Pop Evil has revived the spirited, hard edged tone that brought them fame. The front half of the album is certainly enjoyable for hard rock fans. Personally, I found these on par with songs found on Onyx. I “hearted” a few of the opening songs, and plan on adding them to some of my speedier playlists.
One some tunes, the band salvaged the pop elements from their fourth album, Up, and meshed the harder elements featured through the rest of their records. This combination, for me at least, always has the potential to be something really special. Additionally, in my opinion, when a band offers more than one style it is almost always more attractive than a band that can only play a single style. Whether they mix them together on an album or write songs that showcase different styles at once, I feel bands that do such things are more talented and creative. Pop Evil is definitely one of these bands.
Songs Worth Investigating
The entire disc is not loaded with songs urging listeners to start headbanging and moshing. These blistering tunes are complimented by several lighter, though just as good, songs. As a rule, I generally prefer the mid-tempo tracks to slower songs. Sometimes they bust into a sweet breakdown or wicked guitar solo, and then sometimes, they just chug along as the singer issues lyrics against a soothing background. This disc is delightful because it has songs that fit into this category. Not too surprisingly, Pop Evil hides a few of these in the middle of their album.

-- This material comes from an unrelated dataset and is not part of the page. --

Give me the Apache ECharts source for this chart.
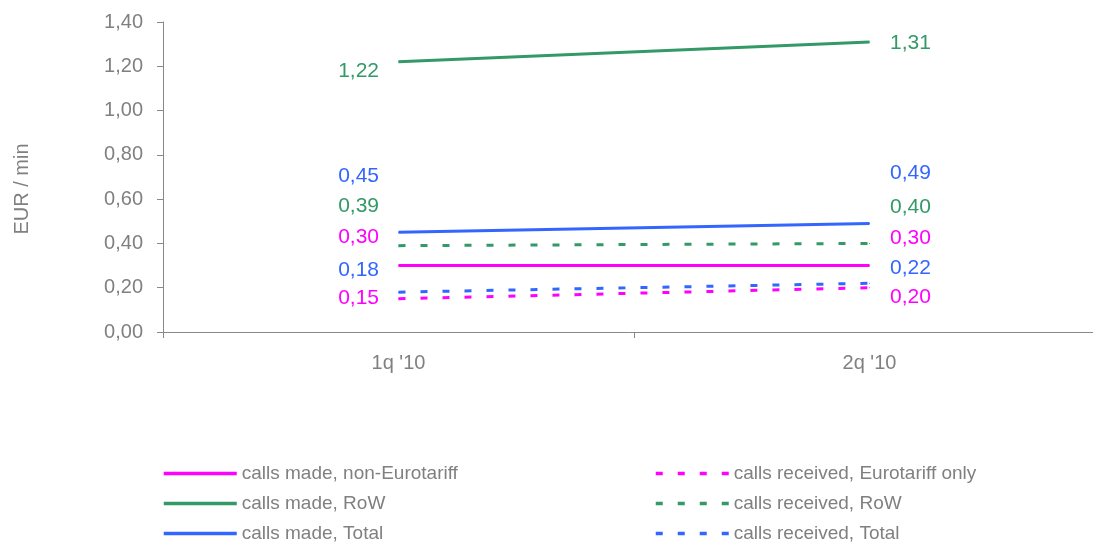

When a band releases singles, I don’t usually like them. When you get into an album, listen to it and figure out how it unfolds, there are almost always other tracks that are more worthy of an endorsement. So far, Pop Evil has two singles: “Waking Lions” and “Colors Bleed”. Both of these are certainly fun songs. “Colors Bleed” is good, however of these two, “Waking Lions” takes the cake. Sonically, it boasts some pretty sick instrumental parts that are refreshing, especially after Pop Evil’s last record. These dazzling instruments aren’t just about the guitars or slick vocals. The band’s relatively new drummer, Hayley Cramer, shows off her skills with some nifty drum work.

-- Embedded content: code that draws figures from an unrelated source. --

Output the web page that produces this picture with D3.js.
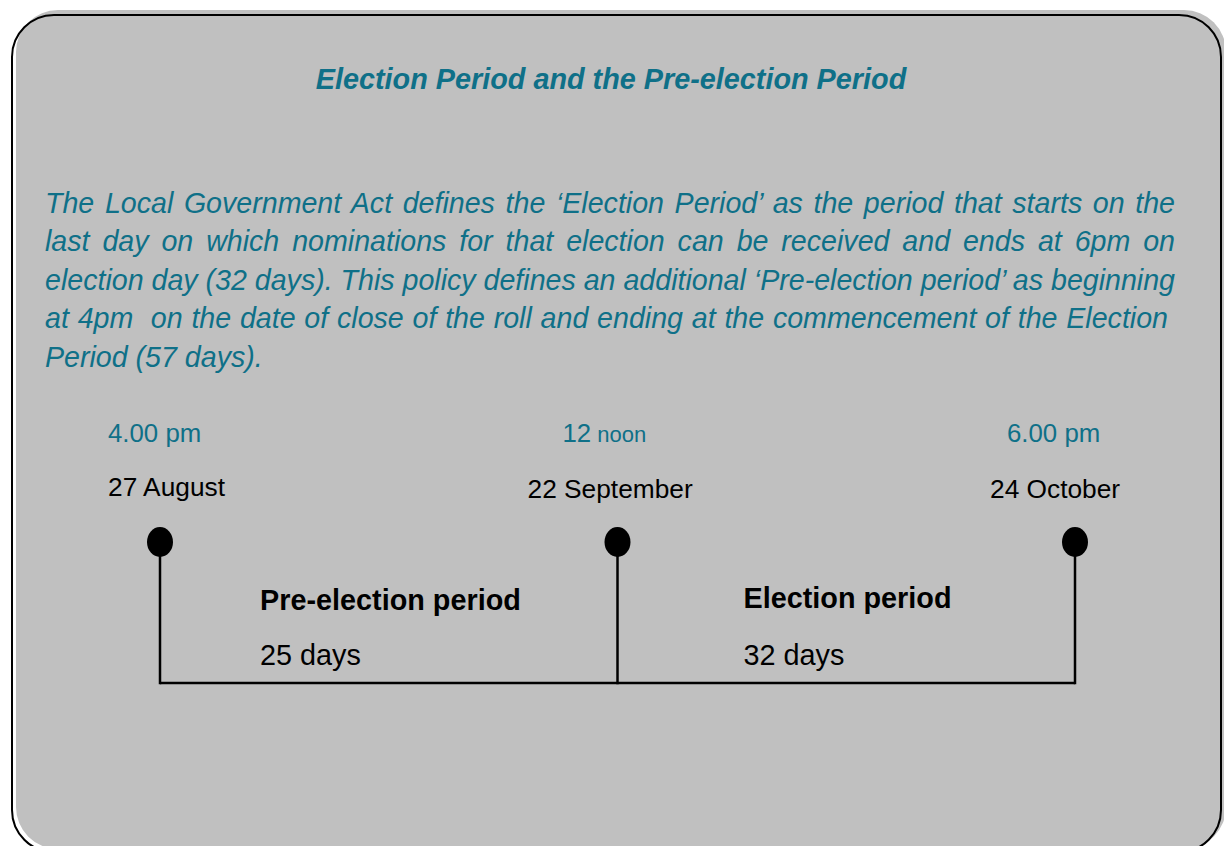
<!DOCTYPE html>
<html>
<head>
<meta charset="utf-8">
<script src="https://cdn.jsdelivr.net/npm/d3@7"></script>
<style>
  html, body { margin: 0; padding: 0; background: #ffffff; }
  svg { display: block; font-family: "Liberation Sans", Arial, sans-serif; }
</style>
</head>
<body>
<svg id="chart" width="1224" height="846"></svg>
<script>
// ---- data ----
const title = "Election Period and the Pre-election Period";
const paragraphLines = [
  "The Local Government Act defines the \u2018Election Period\u2019 as the period that starts on the",
  "last day on which nominations for that election can be received and ends at 6pm on",
  "election day (32 days). This policy defines an additional \u2018Pre-election period\u2019 as beginning",
  "at 4pm  on the date of close of the roll and ending at the commencement of the Election",
  "Period (57 days)."
];
const eventDates = ["27 August", "22 September", "24 October"];
const eventTimeNumbers = ["4.00 pm", "12", "6.00 pm"];
const eventTimeSuffix = ["", " noon", ""];
const periodNames = ["Pre-election period", "Election period"];
const periodDays = ["25 days", "32 days"];

// ---- styles ----
const teal = "#0f7088";
const svg = d3.select("#chart");

// frame
svg.append("rect").attr("x", 16).attr("y", 10).attr("width", 1210).attr("height", 839)
  .attr("rx", 42).attr("ry", 42).attr("fill", "#c0c0c0");
svg.append("rect").attr("x", 12).attr("y", 15).attr("width", 1209).attr("height", 837)
  .attr("rx", 42).attr("ry", 42).attr("fill", "none").attr("stroke", "#000").attr("stroke-width", 2);

// title
svg.append("text").attr("x", 611).attr("y", 89).attr("text-anchor", "middle")
  .attr("font-size", 28.8).attr("font-weight", "bold").attr("font-style", "italic")
  .attr("fill", teal).text(title);

// paragraph (justified)
const pLeft = 45;
const justifyTo = [1175, 1175, 1175, 1168, null];
const baseY = d3.scaleLinear().domain([0, 4]).range([212.5, 366.5]);
paragraphLines.forEach((line, i) => {
  const t = svg.append("text").attr("x", pLeft).attr("y", baseY(i))
    .attr("font-size", 28.6).attr("font-style", "italic").attr("fill", teal)
    .attr("xml:space", "preserve").style("white-space", "pre").text(line);
  if (justifyTo[i]) {
    const natural = t.node().getComputedTextLength();
    const spaces = (line.match(/ /g) || []).length;
    const ws = (justifyTo[i] - pLeft - natural) / spaces;
    t.attr("word-spacing", ws);
  }
});

// timeline
const x = d3.scalePoint().domain(eventDates).range([160, 1075]);
const dotY = 542, baseLineY = 683;

const g = svg.append("g");
// horizontal line
g.append("line").attr("x1", x(eventDates[0])).attr("x2", x(eventDates[eventDates.length - 1]))
  .attr("y1", baseLineY).attr("y2", baseLineY).attr("stroke", "#000").attr("stroke-width", 2.5);
// verticals
g.selectAll("line.v").data(eventDates).join("line").attr("class", "v")
  .attr("x1", d => x(d)).attr("x2", d => x(d)).attr("y1", dotY).attr("y2", baseLineY + 1.25)
  .attr("stroke", "#000").attr("stroke-width", 2.5);
// dots
g.selectAll("ellipse").data(eventDates).join("ellipse")
  .attr("cx", d => x(d)).attr("cy", dotY).attr("rx", 13).attr("ry", 15).attr("fill", "#000");

// time labels
const timeDx = [-52, -55, -68];
const dateDx = [-52, -90, -85];
eventDates.forEach((d, i) => {
  const t = svg.append("text").attr("x", x(d) + timeDx[i]).attr("y", 442)
    .attr("font-size", 25.8).attr("fill", teal).text(eventTimeNumbers[i]);
  if (eventTimeSuffix[i]) t.append("tspan").attr("font-size", 22).text(eventTimeSuffix[i]);
  svg.append("text").attr("x", x(d) + dateDx[i]).attr("y", [496, 498, 498][i])
    .attr("font-size", 26.3).attr("fill", "#000").text(d);
});

// period labels
const periodDx = [100, 126];
periodNames.forEach((p, i) => {
  const sx = x(eventDates[i]) + periodDx[i];
  svg.append("text").attr("x", sx).attr("y", [610, 608][i])
    .attr("font-size", 28.8).attr("font-weight", "bold").attr("fill", "#000").text(p);
  svg.append("text").attr("x", sx).attr("y", 665)
    .attr("font-size", 28.8).attr("fill", "#000").text(periodDays[i]);
});
</script>
</body>
</html>
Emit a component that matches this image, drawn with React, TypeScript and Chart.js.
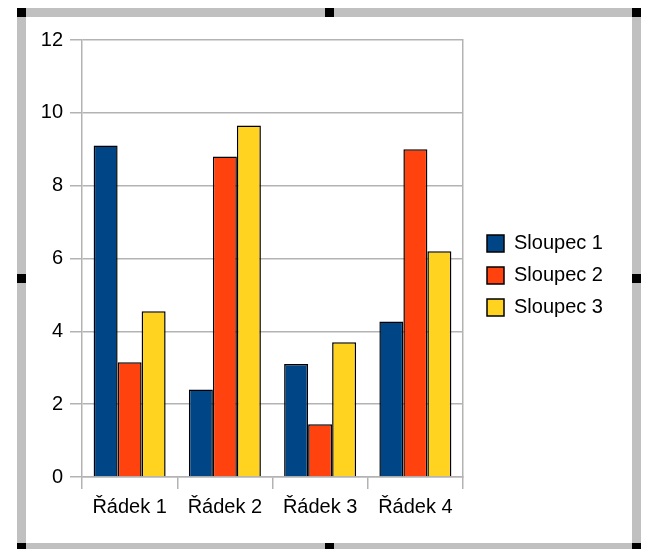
import React, { useEffect, useRef } from "react";
import { Chart, registerables } from "chart.js";

Chart.register(...registerables);

const categories = ["Řádek 1", "Řádek 2", "Řádek 3", "Řádek 4"];
const seriesNames = ["Sloupec 1", "Sloupec 2", "Sloupec 3"];
const sloupec1 = [9.1, 2.4, 3.1, 4.27];
const sloupec2 = [3.15, 8.8, 1.45, 9.0];
const sloupec3 = [4.55, 9.65, 3.7, 6.2];
const seriesColors = ["#004586", "#ff420e", "#ffd320"];
const yMin = 0;
const yMax = 12;
const yStep = 2;

const FONT = "'Liberation Sans', Arial, sans-serif";
const GRID = "#b3b3b3";

export default function App() {
  const ref = useRef<HTMLCanvasElement | null>(null);

  useEffect(() => {
    if (!ref.current) return;
    const values = [sloupec1, sloupec2, sloupec3];
    const chart = new Chart(ref.current, {
      type: "bar",
      data: {
        labels: categories,
        datasets: seriesNames.map((name, i) => ({
          label: name,
          data: values[i],
          backgroundColor: seriesColors[i],
          borderColor: "#000000",
          borderWidth: 1.5,
          categoryPercentage: 0.756,
          barPercentage: 1,
        })),
      },
      options: {
        responsive: false,
        animation: false,
        layout: { padding: { top: 24, bottom: 22, left: 26, right: 36 } },
        plugins: {
          tooltip: { enabled: false },
          legend: {
            position: "right",
            maxWidth: 135,
            labels: {
              boxWidth: 17,
              boxHeight: 17,
              padding: 12,
              color: "#000000",
              font: { family: FONT, size: 20 },
            },
          },
        },
        scales: {
          x: {
            grid: {
              drawOnChartArea: false,
              drawTicks: true,
              tickLength: 12,
              color: GRID,
              lineWidth: 1.5,
            },
            border: { display: true, color: GRID, width: 1.5 },
            ticks: {
              color: "#000000",
              font: { family: FONT, size: 20 },
              padding: 6,
              maxRotation: 0,
            },
            afterFit: (s: any) => {
              s.height = 50;
            },
          },
          x2: {
            type: "category",
            position: "top",
            grid: { display: false },
            border: { display: false },
            ticks: { display: false },
            afterFit: (s: any) => {
              s.height = 16;
            },
          },
          y: {
            min: yMin,
            max: yMax,
            grid: { color: GRID, tickLength: 12, lineWidth: 1.5 },
            border: { display: true, color: GRID, width: 1.5 },
            ticks: {
              stepSize: yStep,
              color: "#000000",
              font: { family: FONT, size: 20 },
              padding: 7,
            },
            afterFit: (s: any) => {
              s.width = 56;
            },
          },
          y2: {
            position: "right",
            grid: { display: false },
            border: { display: true, color: GRID, width: 1.5 },
            ticks: { display: false },
            afterFit: (s: any) => {
              s.width = 12;
            },
          },
        },
      },
    });
    return () => chart.destroy();
  }, []);

  const band = "#c0c0c0";
  const handle = (x: number, y: number) => (
    <div
      key={`${x}-${y}`}
      style={{ position: "absolute", left: x, top: y, width: 9, height: 9, background: "#000" }}
    />
  );

  return (
    <div style={{ position: "absolute", left: 0, top: 0, width: 646, height: 549, background: "#fff", overflow: "hidden" }}>
      <canvas ref={ref} width={646} height={549} style={{ position: "absolute", left: 0, top: 0, display: "block" }} />
      <div style={{ position: "absolute", left: 17, top: 8, width: 624, height: 9, background: band }} />
      <div style={{ position: "absolute", left: 17, top: 543, width: 624, height: 9, background: band }} />
      <div style={{ position: "absolute", left: 17, top: 8, width: 9, height: 545, background: band }} />
      <div style={{ position: "absolute", left: 632, top: 8, width: 9, height: 545, background: band }} />
      {handle(17, 8)}
      {handle(325, 8)}
      {handle(632, 8)}
      {handle(17, 274)}
      {handle(632, 274)}
      {handle(17, 543)}
      {handle(325, 543)}
      {handle(632, 543)}
    </div>
  );
}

The first four tracks on the album will satisfy anyone looking for a quick, fun jam. I’d recommend “Ex Machina”. This wonderful song evokes sci-fi vibes, while highlighting the dangers of artificial intelligence. Like many Pop Evil, songs “Art of War” carries hints of political resentment within a hearty body of rock ‘n’ roll.

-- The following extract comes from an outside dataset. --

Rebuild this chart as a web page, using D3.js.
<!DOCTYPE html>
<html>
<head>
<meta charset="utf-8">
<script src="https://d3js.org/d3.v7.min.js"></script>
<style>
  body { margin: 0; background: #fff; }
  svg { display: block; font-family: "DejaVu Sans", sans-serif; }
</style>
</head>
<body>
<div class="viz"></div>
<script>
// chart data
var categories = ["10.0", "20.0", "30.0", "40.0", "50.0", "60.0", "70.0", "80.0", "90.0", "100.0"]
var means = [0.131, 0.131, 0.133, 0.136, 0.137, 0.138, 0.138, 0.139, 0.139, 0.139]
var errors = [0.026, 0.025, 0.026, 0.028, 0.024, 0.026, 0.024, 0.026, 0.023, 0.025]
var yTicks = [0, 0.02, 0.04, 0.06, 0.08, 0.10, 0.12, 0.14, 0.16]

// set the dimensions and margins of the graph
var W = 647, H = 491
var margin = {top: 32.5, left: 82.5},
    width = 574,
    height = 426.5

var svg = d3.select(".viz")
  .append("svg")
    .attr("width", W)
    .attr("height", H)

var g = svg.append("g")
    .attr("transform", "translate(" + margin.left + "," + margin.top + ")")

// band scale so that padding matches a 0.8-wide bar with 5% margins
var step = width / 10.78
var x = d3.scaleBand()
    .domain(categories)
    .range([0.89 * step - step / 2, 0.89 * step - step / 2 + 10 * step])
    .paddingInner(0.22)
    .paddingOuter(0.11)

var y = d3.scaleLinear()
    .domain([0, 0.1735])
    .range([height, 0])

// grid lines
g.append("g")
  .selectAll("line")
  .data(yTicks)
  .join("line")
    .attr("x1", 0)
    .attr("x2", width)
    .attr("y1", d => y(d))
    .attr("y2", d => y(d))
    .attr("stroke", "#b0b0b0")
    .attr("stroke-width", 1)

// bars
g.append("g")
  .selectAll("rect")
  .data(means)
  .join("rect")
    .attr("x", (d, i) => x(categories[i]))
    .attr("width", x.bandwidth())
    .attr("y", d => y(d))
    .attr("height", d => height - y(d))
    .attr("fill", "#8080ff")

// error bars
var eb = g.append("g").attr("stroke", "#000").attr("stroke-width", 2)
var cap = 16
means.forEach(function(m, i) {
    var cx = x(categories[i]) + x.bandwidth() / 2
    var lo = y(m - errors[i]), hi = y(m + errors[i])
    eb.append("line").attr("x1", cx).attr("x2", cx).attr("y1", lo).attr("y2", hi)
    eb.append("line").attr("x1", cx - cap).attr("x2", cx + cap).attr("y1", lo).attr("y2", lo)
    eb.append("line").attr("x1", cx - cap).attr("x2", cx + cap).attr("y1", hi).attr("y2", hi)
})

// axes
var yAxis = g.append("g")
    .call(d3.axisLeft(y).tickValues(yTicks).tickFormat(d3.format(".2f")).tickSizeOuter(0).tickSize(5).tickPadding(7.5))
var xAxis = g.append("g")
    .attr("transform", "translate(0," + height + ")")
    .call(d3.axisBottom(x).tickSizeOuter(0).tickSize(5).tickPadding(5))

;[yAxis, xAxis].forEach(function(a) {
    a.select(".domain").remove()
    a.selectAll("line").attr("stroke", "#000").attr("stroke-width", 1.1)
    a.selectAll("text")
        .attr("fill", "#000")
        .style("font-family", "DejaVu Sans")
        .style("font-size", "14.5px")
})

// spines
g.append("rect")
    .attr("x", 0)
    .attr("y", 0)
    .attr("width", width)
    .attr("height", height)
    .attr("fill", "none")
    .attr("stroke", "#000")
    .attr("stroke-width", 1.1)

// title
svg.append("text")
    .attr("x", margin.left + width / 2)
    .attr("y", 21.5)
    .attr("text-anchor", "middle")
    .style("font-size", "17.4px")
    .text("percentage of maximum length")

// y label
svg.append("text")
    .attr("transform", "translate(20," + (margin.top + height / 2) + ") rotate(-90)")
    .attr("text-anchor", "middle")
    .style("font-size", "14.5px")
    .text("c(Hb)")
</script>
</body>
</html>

On the lighter side, “Nothing but Thieves”, “A Crime to Remember” and “When We Were Young” are all great tunes that you can enjoy while relaxing. “Nothing but Thieves” builds slowly to a beautiful climax of soaring chords, until it explodes into a blistering solo. “A Crime to Remember” is a smooth track, that asks a timely question: “are we divided, are we united?” Appropriately enough, this song is a good example of Pop Evil splicing pop elements into a rock song, seemingly suggesting the band is trying to unify these two genres.